- STATED PROBLEM -
Give the listing again exactly, omitting its images.

- PROVIDED DATA -
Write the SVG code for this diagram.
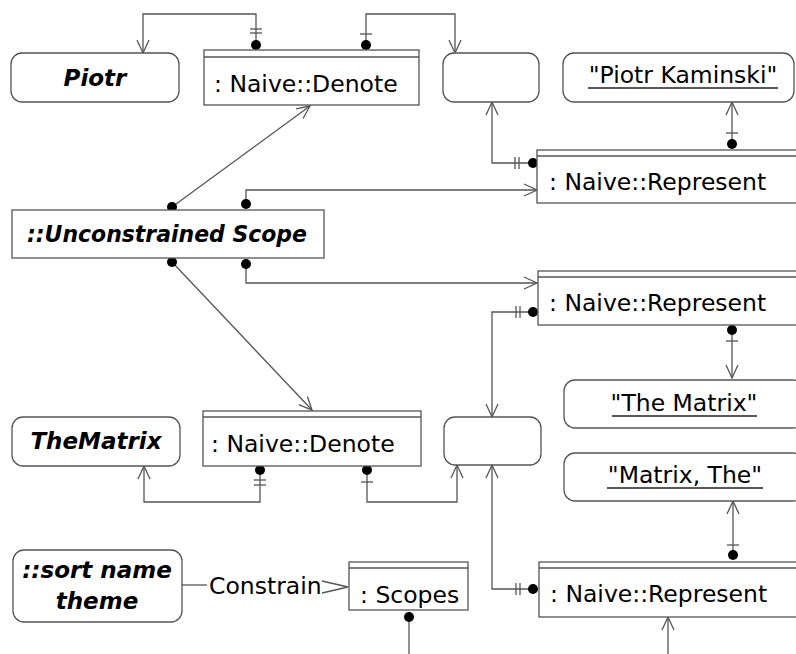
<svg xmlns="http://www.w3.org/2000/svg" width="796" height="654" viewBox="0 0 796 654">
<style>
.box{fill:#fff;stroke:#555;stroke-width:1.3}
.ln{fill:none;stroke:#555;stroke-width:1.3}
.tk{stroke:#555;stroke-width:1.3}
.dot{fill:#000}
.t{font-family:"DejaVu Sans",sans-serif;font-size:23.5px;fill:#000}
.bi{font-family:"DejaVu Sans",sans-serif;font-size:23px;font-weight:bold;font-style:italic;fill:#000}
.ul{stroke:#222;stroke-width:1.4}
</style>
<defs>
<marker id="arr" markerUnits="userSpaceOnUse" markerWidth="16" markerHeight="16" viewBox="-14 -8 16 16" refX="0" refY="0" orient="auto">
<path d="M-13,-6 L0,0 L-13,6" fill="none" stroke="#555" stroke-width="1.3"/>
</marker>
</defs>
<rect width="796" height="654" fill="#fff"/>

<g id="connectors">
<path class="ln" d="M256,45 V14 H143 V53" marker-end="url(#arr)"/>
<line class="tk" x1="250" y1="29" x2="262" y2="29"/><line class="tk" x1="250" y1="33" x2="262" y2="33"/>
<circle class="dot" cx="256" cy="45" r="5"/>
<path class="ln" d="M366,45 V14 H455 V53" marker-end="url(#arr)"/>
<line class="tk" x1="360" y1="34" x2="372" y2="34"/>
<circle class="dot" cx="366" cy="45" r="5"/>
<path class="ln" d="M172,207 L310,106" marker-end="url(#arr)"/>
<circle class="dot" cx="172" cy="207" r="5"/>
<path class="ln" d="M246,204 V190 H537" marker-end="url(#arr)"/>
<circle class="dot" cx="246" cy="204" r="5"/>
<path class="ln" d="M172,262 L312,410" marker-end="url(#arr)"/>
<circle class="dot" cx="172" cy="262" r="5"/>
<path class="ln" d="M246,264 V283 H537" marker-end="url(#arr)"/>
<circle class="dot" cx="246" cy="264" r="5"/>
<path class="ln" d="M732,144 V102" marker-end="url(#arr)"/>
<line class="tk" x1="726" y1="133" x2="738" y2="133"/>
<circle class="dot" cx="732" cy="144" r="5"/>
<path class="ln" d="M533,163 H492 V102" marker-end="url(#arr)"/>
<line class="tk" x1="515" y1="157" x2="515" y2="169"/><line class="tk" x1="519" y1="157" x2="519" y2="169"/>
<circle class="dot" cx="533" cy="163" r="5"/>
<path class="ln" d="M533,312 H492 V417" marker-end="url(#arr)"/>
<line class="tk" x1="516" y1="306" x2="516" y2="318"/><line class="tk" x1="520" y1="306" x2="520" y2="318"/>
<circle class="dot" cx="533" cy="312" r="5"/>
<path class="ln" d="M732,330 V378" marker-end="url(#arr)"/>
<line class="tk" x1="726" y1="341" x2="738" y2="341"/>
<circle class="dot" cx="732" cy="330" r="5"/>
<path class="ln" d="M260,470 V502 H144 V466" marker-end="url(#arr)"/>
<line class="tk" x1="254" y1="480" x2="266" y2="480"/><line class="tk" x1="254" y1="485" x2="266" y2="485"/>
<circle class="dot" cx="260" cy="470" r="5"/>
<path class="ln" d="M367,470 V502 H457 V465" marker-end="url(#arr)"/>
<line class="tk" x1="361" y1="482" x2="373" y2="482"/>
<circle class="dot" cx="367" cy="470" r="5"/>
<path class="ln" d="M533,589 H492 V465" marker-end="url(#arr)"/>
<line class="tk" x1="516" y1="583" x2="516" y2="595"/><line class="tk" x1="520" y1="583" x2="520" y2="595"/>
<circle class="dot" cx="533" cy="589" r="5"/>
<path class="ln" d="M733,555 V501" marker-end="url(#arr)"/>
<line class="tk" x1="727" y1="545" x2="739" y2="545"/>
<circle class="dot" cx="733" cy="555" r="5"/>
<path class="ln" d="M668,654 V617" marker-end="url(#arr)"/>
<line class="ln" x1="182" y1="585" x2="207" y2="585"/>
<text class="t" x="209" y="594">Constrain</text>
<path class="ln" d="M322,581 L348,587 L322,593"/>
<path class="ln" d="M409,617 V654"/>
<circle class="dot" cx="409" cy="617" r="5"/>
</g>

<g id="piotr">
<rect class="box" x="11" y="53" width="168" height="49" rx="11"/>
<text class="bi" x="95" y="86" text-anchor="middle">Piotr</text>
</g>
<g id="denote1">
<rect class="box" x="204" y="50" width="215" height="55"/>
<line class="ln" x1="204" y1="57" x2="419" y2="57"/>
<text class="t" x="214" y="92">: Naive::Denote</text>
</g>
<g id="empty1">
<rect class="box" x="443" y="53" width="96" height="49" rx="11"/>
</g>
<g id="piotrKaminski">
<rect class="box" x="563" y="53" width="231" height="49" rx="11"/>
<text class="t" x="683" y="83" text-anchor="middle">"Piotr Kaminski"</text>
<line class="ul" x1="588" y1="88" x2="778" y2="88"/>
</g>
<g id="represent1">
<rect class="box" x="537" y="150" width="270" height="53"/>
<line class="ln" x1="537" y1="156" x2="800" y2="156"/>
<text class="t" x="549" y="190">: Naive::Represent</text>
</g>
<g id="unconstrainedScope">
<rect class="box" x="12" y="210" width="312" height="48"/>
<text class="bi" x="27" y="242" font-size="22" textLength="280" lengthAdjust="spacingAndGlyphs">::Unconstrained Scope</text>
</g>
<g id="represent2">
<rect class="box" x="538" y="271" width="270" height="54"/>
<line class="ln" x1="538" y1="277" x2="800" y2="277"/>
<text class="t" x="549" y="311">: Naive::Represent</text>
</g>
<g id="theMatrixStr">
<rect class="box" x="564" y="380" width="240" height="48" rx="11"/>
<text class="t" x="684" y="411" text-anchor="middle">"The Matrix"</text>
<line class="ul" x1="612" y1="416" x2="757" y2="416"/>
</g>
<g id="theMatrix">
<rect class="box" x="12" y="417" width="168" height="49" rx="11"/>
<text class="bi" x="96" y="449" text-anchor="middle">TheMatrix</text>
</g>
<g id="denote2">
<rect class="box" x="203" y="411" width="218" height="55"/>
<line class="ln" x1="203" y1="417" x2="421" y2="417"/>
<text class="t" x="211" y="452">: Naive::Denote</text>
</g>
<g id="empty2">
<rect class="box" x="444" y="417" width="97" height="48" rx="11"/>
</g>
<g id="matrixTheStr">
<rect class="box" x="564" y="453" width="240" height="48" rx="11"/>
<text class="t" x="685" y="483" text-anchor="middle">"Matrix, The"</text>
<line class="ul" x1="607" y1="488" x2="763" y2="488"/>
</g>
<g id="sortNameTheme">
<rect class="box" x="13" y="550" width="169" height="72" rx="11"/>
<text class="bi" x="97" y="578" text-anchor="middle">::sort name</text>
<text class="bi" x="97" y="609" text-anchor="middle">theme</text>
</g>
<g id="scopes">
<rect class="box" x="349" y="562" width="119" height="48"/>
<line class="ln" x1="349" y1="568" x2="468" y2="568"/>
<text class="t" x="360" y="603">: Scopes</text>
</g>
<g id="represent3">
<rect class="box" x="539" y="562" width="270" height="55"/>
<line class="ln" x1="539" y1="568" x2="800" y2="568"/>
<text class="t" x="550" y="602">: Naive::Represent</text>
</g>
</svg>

- OUTPUT -
Write the SVG code for this diagram.
<svg xmlns="http://www.w3.org/2000/svg" width="796" height="654" viewBox="0 0 796 654">
<style>
.box{fill:#fff;stroke:#555;stroke-width:1.3}
.ln{fill:none;stroke:#555;stroke-width:1.3}
.tk{stroke:#555;stroke-width:1.3}
.dot{fill:#000}
.t{font-family:"DejaVu Sans",sans-serif;font-size:23.5px;fill:#000}
.bi{font-family:"DejaVu Sans",sans-serif;font-size:23px;font-weight:bold;font-style:italic;fill:#000}
.ul{stroke:#222;stroke-width:1.4}
</style>
<defs>
<marker id="arr" markerUnits="userSpaceOnUse" markerWidth="16" markerHeight="16" viewBox="-14 -8 16 16" refX="0" refY="0" orient="auto">
<path d="M-13,-6 L0,0 L-13,6" fill="none" stroke="#555" stroke-width="1.3"/>
</marker>
</defs>
<rect width="796" height="654" fill="#fff"/>

<g id="connectors">
<path class="ln" d="M256,45 V14 H143 V53" marker-end="url(#arr)"/>
<line class="tk" x1="250" y1="29" x2="262" y2="29"/><line class="tk" x1="250" y1="33" x2="262" y2="33"/>
<circle class="dot" cx="256" cy="45" r="5"/>
<path class="ln" d="M366,45 V14 H455 V53" marker-end="url(#arr)"/>
<line class="tk" x1="360" y1="34" x2="372" y2="34"/>
<circle class="dot" cx="366" cy="45" r="5"/>
<path class="ln" d="M172,207 L310,106" marker-end="url(#arr)"/>
<circle class="dot" cx="172" cy="207" r="5"/>
<path class="ln" d="M246,204 V190 H537" marker-end="url(#arr)"/>
<circle class="dot" cx="246" cy="204" r="5"/>
<path class="ln" d="M172,262 L312,410" marker-end="url(#arr)"/>
<circle class="dot" cx="172" cy="262" r="5"/>
<path class="ln" d="M246,264 V283 H537" marker-end="url(#arr)"/>
<circle class="dot" cx="246" cy="264" r="5"/>
<path class="ln" d="M732,144 V102" marker-end="url(#arr)"/>
<line class="tk" x1="726" y1="133" x2="738" y2="133"/>
<circle class="dot" cx="732" cy="144" r="5"/>
<path class="ln" d="M533,163 H492 V102" marker-end="url(#arr)"/>
<line class="tk" x1="515" y1="157" x2="515" y2="169"/><line class="tk" x1="519" y1="157" x2="519" y2="169"/>
<circle class="dot" cx="533" cy="163" r="5"/>
<path class="ln" d="M533,312 H492 V417" marker-end="url(#arr)"/>
<line class="tk" x1="516" y1="306" x2="516" y2="318"/><line class="tk" x1="520" y1="306" x2="520" y2="318"/>
<circle class="dot" cx="533" cy="312" r="5"/>
<path class="ln" d="M732,330 V378" marker-end="url(#arr)"/>
<line class="tk" x1="726" y1="341" x2="738" y2="341"/>
<circle class="dot" cx="732" cy="330" r="5"/>
<path class="ln" d="M260,470 V502 H144 V466" marker-end="url(#arr)"/>
<line class="tk" x1="254" y1="480" x2="266" y2="480"/><line class="tk" x1="254" y1="485" x2="266" y2="485"/>
<circle class="dot" cx="260" cy="470" r="5"/>
<path class="ln" d="M367,470 V502 H457 V465" marker-end="url(#arr)"/>
<line class="tk" x1="361" y1="482" x2="373" y2="482"/>
<circle class="dot" cx="367" cy="470" r="5"/>
<path class="ln" d="M533,589 H492 V465" marker-end="url(#arr)"/>
<line class="tk" x1="516" y1="583" x2="516" y2="595"/><line class="tk" x1="520" y1="583" x2="520" y2="595"/>
<circle class="dot" cx="533" cy="589" r="5"/>
<path class="ln" d="M733,555 V501" marker-end="url(#arr)"/>
<line class="tk" x1="727" y1="545" x2="739" y2="545"/>
<circle class="dot" cx="733" cy="555" r="5"/>
<path class="ln" d="M668,654 V617" marker-end="url(#arr)"/>
<line class="ln" x1="182" y1="585" x2="207" y2="585"/>
<text class="t" x="209" y="594">Constrain</text>
<path class="ln" d="M322,581 L348,587 L322,593"/>
<path class="ln" d="M409,617 V654"/>
<circle class="dot" cx="409" cy="617" r="5"/>
</g>

<g id="piotr">
<rect class="box" x="11" y="53" width="168" height="49" rx="11"/>
<text class="bi" x="95" y="86" text-anchor="middle">Piotr</text>
</g>
<g id="denote1">
<rect class="box" x="204" y="50" width="215" height="55"/>
<line class="ln" x1="204" y1="57" x2="419" y2="57"/>
<text class="t" x="214" y="92">: Naive::Denote</text>
</g>
<g id="empty1">
<rect class="box" x="443" y="53" width="96" height="49" rx="11"/>
</g>
<g id="piotrKaminski">
<rect class="box" x="563" y="53" width="231" height="49" rx="11"/>
<text class="t" x="683" y="83" text-anchor="middle">"Piotr Kaminski"</text>
<line class="ul" x1="588" y1="88" x2="778" y2="88"/>
</g>
<g id="represent1">
<rect class="box" x="537" y="150" width="270" height="53"/>
<line class="ln" x1="537" y1="156" x2="800" y2="156"/>
<text class="t" x="549" y="190">: Naive::Represent</text>
</g>
<g id="unconstrainedScope">
<rect class="box" x="12" y="210" width="312" height="48"/>
<text class="bi" x="27" y="242" font-size="22" textLength="280" lengthAdjust="spacingAndGlyphs">::Unconstrained Scope</text>
</g>
<g id="represent2">
<rect class="box" x="538" y="271" width="270" height="54"/>
<line class="ln" x1="538" y1="277" x2="800" y2="277"/>
<text class="t" x="549" y="311">: Naive::Represent</text>
</g>
<g id="theMatrixStr">
<rect class="box" x="564" y="380" width="240" height="48" rx="11"/>
<text class="t" x="684" y="411" text-anchor="middle">"The Matrix"</text>
<line class="ul" x1="612" y1="416" x2="757" y2="416"/>
</g>
<g id="theMatrix">
<rect class="box" x="12" y="417" width="168" height="49" rx="11"/>
<text class="bi" x="96" y="449" text-anchor="middle">TheMatrix</text>
</g>
<g id="denote2">
<rect class="box" x="203" y="411" width="218" height="55"/>
<line class="ln" x1="203" y1="417" x2="421" y2="417"/>
<text class="t" x="211" y="452">: Naive::Denote</text>
</g>
<g id="empty2">
<rect class="box" x="444" y="417" width="97" height="48" rx="11"/>
</g>
<g id="matrixTheStr">
<rect class="box" x="564" y="453" width="240" height="48" rx="11"/>
<text class="t" x="685" y="483" text-anchor="middle">"Matrix, The"</text>
<line class="ul" x1="607" y1="488" x2="763" y2="488"/>
</g>
<g id="sortNameTheme">
<rect class="box" x="13" y="550" width="169" height="72" rx="11"/>
<text class="bi" x="97" y="578" text-anchor="middle">::sort name</text>
<text class="bi" x="97" y="609" text-anchor="middle">theme</text>
</g>
<g id="scopes">
<rect class="box" x="349" y="562" width="119" height="48"/>
<line class="ln" x1="349" y1="568" x2="468" y2="568"/>
<text class="t" x="360" y="603">: Scopes</text>
</g>
<g id="represent3">
<rect class="box" x="539" y="562" width="270" height="55"/>
<line class="ln" x1="539" y1="568" x2="800" y2="568"/>
<text class="t" x="550" y="602">: Naive::Represent</text>
</g>
</svg>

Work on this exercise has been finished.